__GOAL__: Copy out exactly the lines from the start of the data to the line containing "from matplotlib.ticker import MultipleLocator". Include both.

__DATA IN THIS EXERCISE__:
==================================================

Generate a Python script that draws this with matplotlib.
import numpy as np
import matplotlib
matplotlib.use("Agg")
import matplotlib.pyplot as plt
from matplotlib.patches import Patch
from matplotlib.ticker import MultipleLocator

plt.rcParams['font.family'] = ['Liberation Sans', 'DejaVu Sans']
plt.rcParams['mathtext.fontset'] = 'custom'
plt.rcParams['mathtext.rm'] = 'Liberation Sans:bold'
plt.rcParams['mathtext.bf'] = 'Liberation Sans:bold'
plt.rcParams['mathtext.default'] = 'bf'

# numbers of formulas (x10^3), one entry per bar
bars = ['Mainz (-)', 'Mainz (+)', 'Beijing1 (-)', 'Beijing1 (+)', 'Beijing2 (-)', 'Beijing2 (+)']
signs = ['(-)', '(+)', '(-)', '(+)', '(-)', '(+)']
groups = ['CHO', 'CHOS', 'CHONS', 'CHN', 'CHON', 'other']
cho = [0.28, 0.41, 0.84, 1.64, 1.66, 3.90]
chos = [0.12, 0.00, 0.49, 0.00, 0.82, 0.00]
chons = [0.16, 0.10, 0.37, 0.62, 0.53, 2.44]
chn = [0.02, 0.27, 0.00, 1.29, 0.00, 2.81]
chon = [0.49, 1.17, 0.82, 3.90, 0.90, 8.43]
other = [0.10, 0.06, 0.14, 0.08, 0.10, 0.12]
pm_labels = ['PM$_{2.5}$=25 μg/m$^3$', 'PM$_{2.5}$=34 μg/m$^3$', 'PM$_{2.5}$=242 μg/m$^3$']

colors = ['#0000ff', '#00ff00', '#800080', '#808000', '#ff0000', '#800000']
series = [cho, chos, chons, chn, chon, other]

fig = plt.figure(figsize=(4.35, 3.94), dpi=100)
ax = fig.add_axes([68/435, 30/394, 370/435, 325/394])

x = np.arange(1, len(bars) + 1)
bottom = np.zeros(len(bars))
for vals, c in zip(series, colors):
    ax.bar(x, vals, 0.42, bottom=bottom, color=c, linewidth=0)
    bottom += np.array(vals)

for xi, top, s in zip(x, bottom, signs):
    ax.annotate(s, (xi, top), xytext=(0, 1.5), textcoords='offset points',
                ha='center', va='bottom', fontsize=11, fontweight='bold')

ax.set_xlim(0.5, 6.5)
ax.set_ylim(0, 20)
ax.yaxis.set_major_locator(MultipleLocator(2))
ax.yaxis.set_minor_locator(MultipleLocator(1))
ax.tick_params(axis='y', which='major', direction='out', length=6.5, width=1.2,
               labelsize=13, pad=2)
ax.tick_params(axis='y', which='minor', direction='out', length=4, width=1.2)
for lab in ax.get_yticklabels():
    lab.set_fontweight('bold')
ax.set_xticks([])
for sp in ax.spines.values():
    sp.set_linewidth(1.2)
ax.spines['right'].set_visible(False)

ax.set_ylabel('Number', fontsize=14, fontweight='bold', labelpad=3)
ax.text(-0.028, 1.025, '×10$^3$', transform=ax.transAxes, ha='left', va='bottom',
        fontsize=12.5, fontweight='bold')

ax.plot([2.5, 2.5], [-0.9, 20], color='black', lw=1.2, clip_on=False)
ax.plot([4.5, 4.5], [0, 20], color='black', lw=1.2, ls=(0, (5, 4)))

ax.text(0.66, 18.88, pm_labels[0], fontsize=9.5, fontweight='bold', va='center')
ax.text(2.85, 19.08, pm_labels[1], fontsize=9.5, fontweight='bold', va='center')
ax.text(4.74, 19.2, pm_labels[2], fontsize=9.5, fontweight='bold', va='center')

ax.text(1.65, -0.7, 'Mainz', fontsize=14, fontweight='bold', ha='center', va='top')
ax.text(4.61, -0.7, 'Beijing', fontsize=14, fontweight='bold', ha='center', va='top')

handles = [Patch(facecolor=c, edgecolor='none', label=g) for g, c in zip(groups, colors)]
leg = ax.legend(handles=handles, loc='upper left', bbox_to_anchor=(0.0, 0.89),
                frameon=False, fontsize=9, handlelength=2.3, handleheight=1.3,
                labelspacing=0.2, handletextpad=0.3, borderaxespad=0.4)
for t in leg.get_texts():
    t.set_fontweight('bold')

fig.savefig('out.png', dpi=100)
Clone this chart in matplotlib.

==================================================

__REPLY TO THE EXERCISE__:
Generate a Python script that draws this with matplotlib.
import numpy as np
import matplotlib
matplotlib.use("Agg")
import matplotlib.pyplot as plt
from matplotlib.patches import Patch
from matplotlib.ticker import MultipleLocator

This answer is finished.